Monday, September 18, 2006

the development train rumbles on

The Neighbors are getting smug in the wake of the primary election - note that a link to their anti-developer pamphlet Where Are The Brakes? has appeared on the left side of their homepage.

For the time being, though, the Development Train continues to roll through Montgomery County and other Washington, D.C. environs, leaving in their wake some very strange subdivision names. In Denver, the process of naming these new neighborhoods has gotten a little easier with one blogger's Guide to Suburban Denver Subdivision Names. I can just see "The Plantation at Horizon Valley Highlands" squeezed into a "NEW HOMES" sign by some highway forty miles into Loudoun County or wherever.

3 comments:

Anonymous said...

Thank you for standing up to Neighbors for a Whiter Montgomery. If Ike Leggett misreads the will of the voters and follows their head-in-the-sand approach to dealing with the challenges of demographic change, he will betray his most loyal constituency base: immigrants and minorities. Neighbors for a Whiter Montgomery caters to wealthy white homeowners who fear demographic change. They are opposed to affordable housing although they are expert at doublespeak and claim to support it.

Anonymous said...

So Neighbors, a group that endorsed Leggett, Ervin, Hugh Bailey, Tom Perez, has an anti-minority agenda? You really can't handle the fact that Steve Silverman lost the race, can you?

Anonymous said...

I don't give a hoot about Steve Silverman. I didn't vote for him. Neighbors for a Whiter Montgomery did not endorse Tom Perez in 2002; they endorsed Cynthia Rubenstein. They claimed to endorse Valerie Ervin and Hugh Baily but then left them both off their communication with the voters.

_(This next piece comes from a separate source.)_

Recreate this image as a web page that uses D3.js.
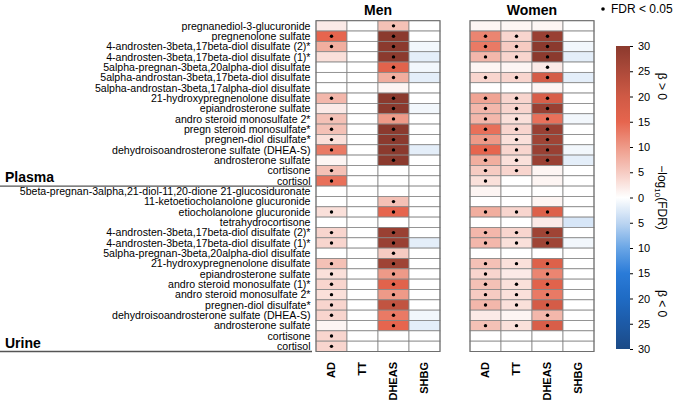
<!DOCTYPE html>
<html><head><meta charset="utf-8">
<script src="https://cdn.jsdelivr.net/npm/d3@7"></script>
<style>
html,body{margin:0;padding:0;background:#fff;}
svg{display:block;font-family:"Liberation Sans",Arial,sans-serif;}
</style></head>
<body><svg id="chart" width="675" height="403"></svg>
<script>
const plasmaRows = [
  "pregnanediol-3-glucuronide",
  "pregnenolone sulfate",
  "4-androsten-3beta,17beta-diol disulfate (2)*",
  "4-androsten-3beta,17beta-diol disulfate (1)*",
  "5alpha-pregnan-3beta,20alpha-diol disulfate",
  "5alpha-androstan-3beta,17beta-diol disulfate",
  "5alpha-androstan-3beta,17alpha-diol disulfate",
  "21-hydroxypregnenolone disulfate",
  "epiandrosterone sulfate",
  "andro steroid monosulfate 2*",
  "pregn steroid monosulfate*",
  "pregnen-diol disulfate*",
  "dehydroisoandrosterone sulfate (DHEA-S)",
  "androsterone sulfate",
  "cortisone",
  "cortisol"
];
const urineRows = [
  "5beta-pregnan-3alpha,21-diol-11,20-dione 21-glucosiduronate",
  "11-ketoetiocholanolone glucuronide",
  "etiocholanolone glucuronide",
  "tetrahydrocortisone",
  "4-androsten-3beta,17beta-diol disulfate (2)*",
  "4-androsten-3beta,17beta-diol disulfate (1)*",
  "5alpha-pregnan-3beta,20alpha-diol disulfate",
  "21-hydroxypregnenolone disulfate",
  "epiandrosterone sulfate",
  "andro steroid monosulfate (1)*",
  "andro steroid monosulfate 2*",
  "pregnen-diol disulfate*",
  "dehydroisoandrosterone sulfate (DHEA-S)",
  "androsterone sulfate",
  "cortisone",
  "cortisol"
];
const groups = ["Plasma", "Urine"];
const columns = ["AD", "TT", "DHEAS", "SHBG"];
const panels = ["Men", "Women"];

// signed -log10(FDR): plasma rows (16) then urine rows (16)
const menAD     = [2,15,8,3,0,0,0,7,2,6,6,3,13,1,6,14, 0,0,3,0,4,4,0,6,3,4,3,4,4,1,4,4];
const menADSig  = [0,1,1,0,0,0,0,1,0,1,1,1,1,0,1,1, 0,0,1,0,1,1,0,1,1,1,1,1,1,0,1,1];
const menTT     = [0,0,0,0,0,0,0,0,0,0,0,0,0,0,0,0, 0,0,0,0,0,0,0,0,0,0,0,0,0,0,0,0];
const menTTSig  = [0,0,0,0,0,0,0,0,0,0,0,0,0,0,0,0, 0,0,0,0,0,0,0,0,0,0,0,0,0,0,0,0];
const menDHEAS  = [6,30,30,30,16,8,1,30,30,10,30,30,30,30,0,0, 0,6,15,0,28,28,5,27,10,16,10,22,13,15,0,0];
const menDHEASSig = [1,1,1,1,1,1,0,1,1,1,1,1,1,1,0,0, 0,1,1,0,1,1,1,1,1,1,1,1,1,1,0,0];
const menSHBG   = [0,0,-1,-2,-1,-2,0,0,-1,0,0,0,-2,0,0,0, 0,0,0,0,0,-2,0,0,0,0,0,0,-1,-2,0,0];
const menSHBGSig = [0,0,0,0,0,0,0,0,0,0,0,0,0,0,0,0, 0,0,0,0,0,0,0,0,0,0,0,0,0,0,0,0];

const womenAD    = [1,12,13,7,1,4,0,9,7,7,14,10,15,8,5,3, 1,0,8,0,7,7,0,6,4,6,5,7,2,6,0,0];
const womenADSig = [0,1,1,1,0,1,0,1,1,1,1,1,1,1,1,1, 0,0,1,0,1,1,0,1,1,1,1,1,0,1,0,0];
const womenTT    = [1,4,5,4,1,4,0,4,4,3,4,3,4,3,4,0, 0,0,4,0,4,3,0,3,2,3,3,3,1,3,0,0];
const womenTTSig = [0,1,1,1,0,1,0,1,1,1,1,1,1,1,1,0, 0,0,1,0,1,1,0,1,0,1,1,1,0,1,0,0];
const womenDHEAS = [1,28,30,30,2,19,1,18,28,14,28,27,28,28,1,1, 0,1,17,2,27,27,0,17,12,16,13,19,7,18,0,0];
const womenDHEASSig = [0,1,1,1,1,1,0,1,1,1,1,1,1,1,0,0, 0,0,1,0,1,1,0,1,1,1,1,1,1,1,0,0];
const womenSHBG  = [0,0,-1,-2,0,-2,0,0,0,-1,0,0,-1,-2,0,0, 0,0,0,-3,0,-1,0,0,0,0,0,0,0,0,0,0];
const womenSHBGSig = [0,0,0,0,0,0,0,0,0,0,0,0,0,0,0,0, 0,0,0,0,0,0,0,0,0,0,0,0,0,0,0,0];

const legendTicks = [30,25,20,15,10,5,0,-5,-10,-15,-20,-25,-30];

// ---------- build ----------
const rows = plasmaRows.concat(urineRows);
const panelData = {
  Men:   {AD:[menAD,menADSig], TT:[menTT,menTTSig], DHEAS:[menDHEAS,menDHEASSig], SHBG:[menSHBG,menSHBGSig]},
  Women: {AD:[womenAD,womenADSig], TT:[womenTT,womenTTSig], DHEAS:[womenDHEAS,womenDHEASSig], SHBG:[womenSHBG,womenSHBGSig]}
};

const svg = d3.select("#chart");
const gridTop = 20.7, gridBottom = 351.5;
const y = d3.scaleBand().domain(d3.range(rows.length)).range([gridTop, gridBottom]).padding(0);
const xPanel = {
  Men: d3.scaleBand().domain(columns).range([316, 440]),
  Women: d3.scaleBand().domain(columns).range([470, 594])
};
const color = d3.scaleLinear()
  .domain([-30,-25,-20,-15,-10,-5,0,5,10,15,20,25,30])
  .range(["#1b4a86","#1d5aa6","#1f6bc4","#2a7bd8","#6aa6e6","#bcd5f1","#ffffff",
          "#f6cbc2","#ee9a88","#e6654e","#cf5a45","#ad4a3a","#8b3a2e"])
  .clamp(true);

const font = "'Liberation Sans', Arial, sans-serif";

// row labels
svg.append("g").selectAll("text").data(rows).join("text")
  .attr("x", 310.5)
  .attr("y", (d,i) => y(i) + y.bandwidth()/2)
  .attr("dy", "0.36em")
  .attr("text-anchor", "end")
  .attr("font-size", 10.6)
  .attr("fill", "#000")
  .text(d => d);

// group labels and separators
groups.forEach((g, gi) => {
  const yb = y(gi === 0 ? plasmaRows.length - 1 : rows.length - 1) + y.bandwidth();
  svg.append("line").attr("x1", 0).attr("x2", 312).attr("y1", yb).attr("y2", yb)
    .attr("stroke", "#555").attr("stroke-width", 1.3);
  svg.append("text").attr("x", 5).attr("y", yb - 4)
    .attr("font-size", 14).attr("font-weight", "bold").text(g);
});

// panels
panels.forEach(p => {
  const x = xPanel[p];
  const g = svg.append("g");
  const cells = [];
  columns.forEach(c => {
    const [vals, sig] = panelData[p][c];
    vals.forEach((v, i) => cells.push({c, i, v, s: sig[i]}));
  });
  g.selectAll("rect").data(cells).join("rect")
    .attr("x", d => x(d.c)).attr("y", d => y(d.i))
    .attr("width", x.bandwidth()).attr("height", y.bandwidth())
    .attr("fill", d => color(d.v))
    .attr("stroke", "#858585").attr("stroke-width", 0.8);
  g.selectAll("circle").data(cells.filter(d => d.s)).join("circle")
    .attr("cx", d => x(d.c) + x.bandwidth()/2)
    .attr("cy", d => y(d.i) + y.bandwidth()/2)
    .attr("r", 1.7).attr("fill", "#000");
  g.append("rect").attr("x", x.range()[0]).attr("y", gridTop)
    .attr("width", x.range()[1]-x.range()[0]).attr("height", gridBottom-gridTop)
    .attr("fill", "none").attr("stroke", "#6e6e6e").attr("stroke-width", 1);
  svg.append("text").attr("x", (x.range()[0]+x.range()[1])/2).attr("y", 15)
    .attr("text-anchor", "middle").attr("font-size", 14).attr("font-weight", "bold").text(p);
  svg.append("g").selectAll("text").data(columns).join("text")
    .attr("transform", d => `translate(${x(d) + x.bandwidth()/2},362) rotate(-90)`)
    .attr("dy", "0.36em")
    .attr("text-anchor", "end")
    .attr("font-size", 11).attr("font-weight", "bold").text(d => d);
});

// legend: FDR dot
svg.append("circle").attr("cx", 603).attr("cy", 9).attr("r", 1.8).attr("fill", "#000");
svg.append("text").attr("x", 611).attr("y", 13).attr("font-size", 12).text("FDR < 0.05");

// colorbar
const cbX = 616, cbW = 14, cbTop = 46, cbBot = 349;
const cy = d3.scaleLinear().domain([30, -30]).range([cbTop, cbBot]);
const defs = svg.append("defs");
const grad = defs.append("linearGradient").attr("id", "cbgrad")
  .attr("x1", 0).attr("y1", 0).attr("x2", 0).attr("y2", 1);
d3.range(0, 61).forEach(k => {
  grad.append("stop").attr("offset", (k/60)).attr("stop-color", color(30 - k));
});
svg.append("rect").attr("x", cbX).attr("y", cbTop).attr("width", cbW).attr("height", cbBot - cbTop)
  .attr("fill", "url(#cbgrad)");
const axis = d3.axisRight(cy).tickValues(legendTicks).tickFormat(d => Math.abs(d)).tickSize(3).tickPadding(5);
const ag = svg.append("g").attr("transform", `translate(${cbX + cbW},0)`).call(axis);
ag.select(".domain").remove();
ag.selectAll("text").attr("font-size", 11).attr("font-family", font).attr("fill", "#000");
ag.selectAll("line").attr("stroke", "#000");

const lx = 662;
svg.append("text").attr("transform", `translate(${lx},${cy(22)}) rotate(90)`)
  .attr("text-anchor", "middle").attr("dy", "0.35em").attr("font-size", 12).text("β > 0");
const t = svg.append("text").attr("transform", `translate(${lx},${cy(0)}) rotate(90)`)
  .attr("text-anchor", "middle").attr("dy", "0.35em").attr("font-size", 12);
t.append("tspan").text("−log");
t.append("tspan").attr("font-size", 8).attr("dy", "3").text("10");
t.append("tspan").attr("dy", "-3").text("(FDR)");
svg.append("text").attr("transform", `translate(${lx},${cy(-21)}) rotate(90)`)
  .attr("text-anchor", "middle").attr("dy", "0.35em").attr("font-size", 12).text("β < 0");
</script></body></html>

Ike Leggett (whom I voted for) cynically adopted the anti-growth rhetoric of the civic extremists because he (correctly) diagnosed that it was the way to win the confidence of certain highly-motivated people who would work hard to achieve their desired outcome in this election. He doesn't believe in the Neighbors for a Whiter Montgomery platform but he accepted their endorsement because he thought it would help him put together a winning coalition.

Ike's real electoral base -- African Americans -- do not support the anti-growth platform because, by and large, they correctly see that it will lead to fewer job and housing opportunities for the African-American community. In speaking to African-American audiences, Ike never talked about slowing growth.